You can pay your child more than the standard deduction amount and still come out way ahead on your taxes. This is because your child will likely be in a much lower tax bracket than you. For example, in 2019, a child need only pay a 10% tax on taxable earned income up to $9,700—taxable income means total income minus the standard deduction. Thus, a child could earn up to $21,900 and pay only a 10% income tax on $9,700 of it—that's $970 in tax on $21,900 in income.
The IRS is well aware of the tax benefits of hiring a child, so it's on the lookout for taxpayers who claim the benefit without really having their children work in their businesses. If the IRS concludes that your children aren't really employees, you'll lose your tax deductions for their salary and benefits.
You must hire your child to do real work in your business, which must also be real. This can be any type of work as long as it is necessary for your business and your child really does it. For example, you could employ your child to clean your office, answer the phone, input data, or make deliveries (a child may only make deliveries by foot or bicycle, not by car). You get no business deductions when you pay your child for personal services, such as baby sitting or mowing your lawn at home.

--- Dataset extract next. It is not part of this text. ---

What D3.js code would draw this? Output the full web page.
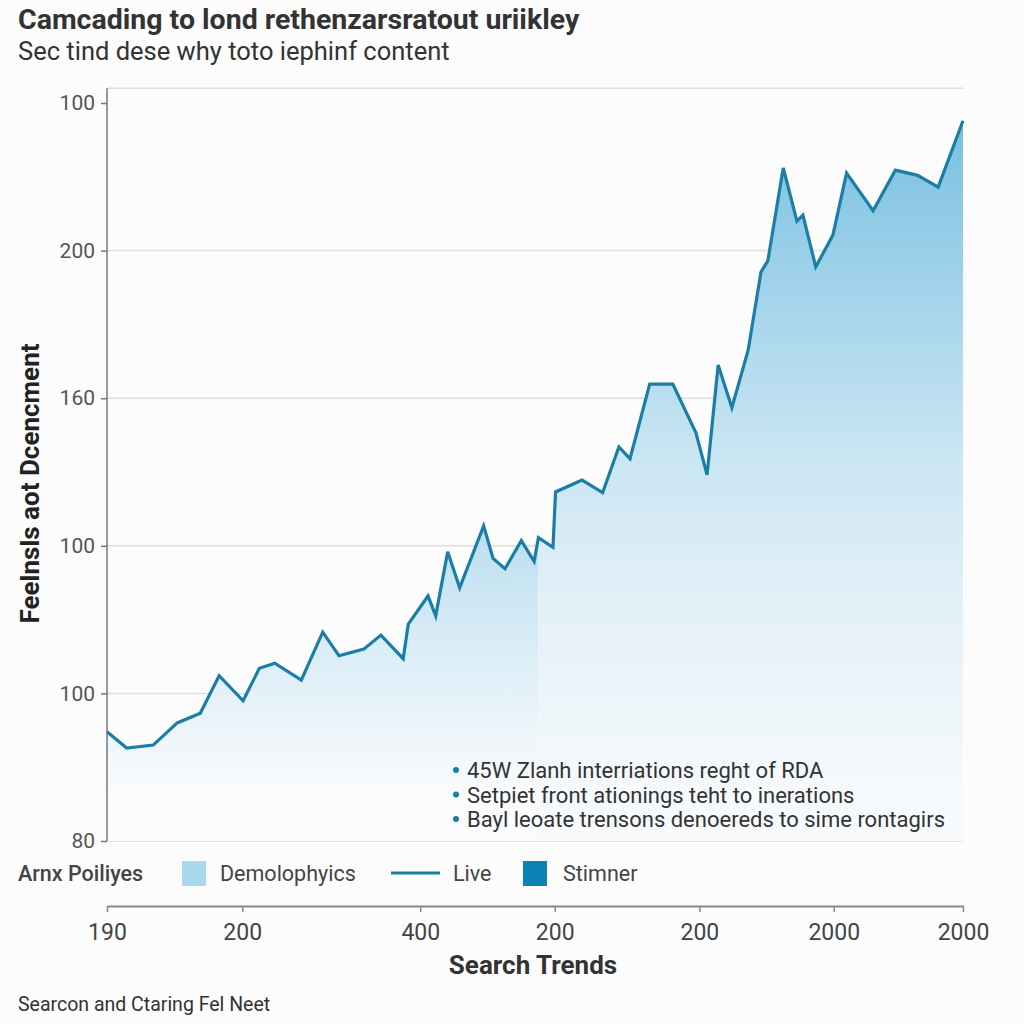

On the other hand, money you pay for yard work performed on business property could be deductible as a business expense.
You should keep track of the work and hours your children perform by having them fill out timesheets or timecards.
You must also pay your child a reasonable amount for the work he or she does. You shouldn't overpay simply because it saves you taxes. To prove how much you paid (and that you actually paid it), you should pay your child by check or electronic deposit, not cash.
Finally, you must comply with most of the same legal requirements when you hire a child as you do when you hire a stranger. These include filing employment tax returns. These rules are explained in detail in IRS Publication 15, Circular E, Employer's Tax Guide, and Publication 929, Tax Rules for Children and Dependents.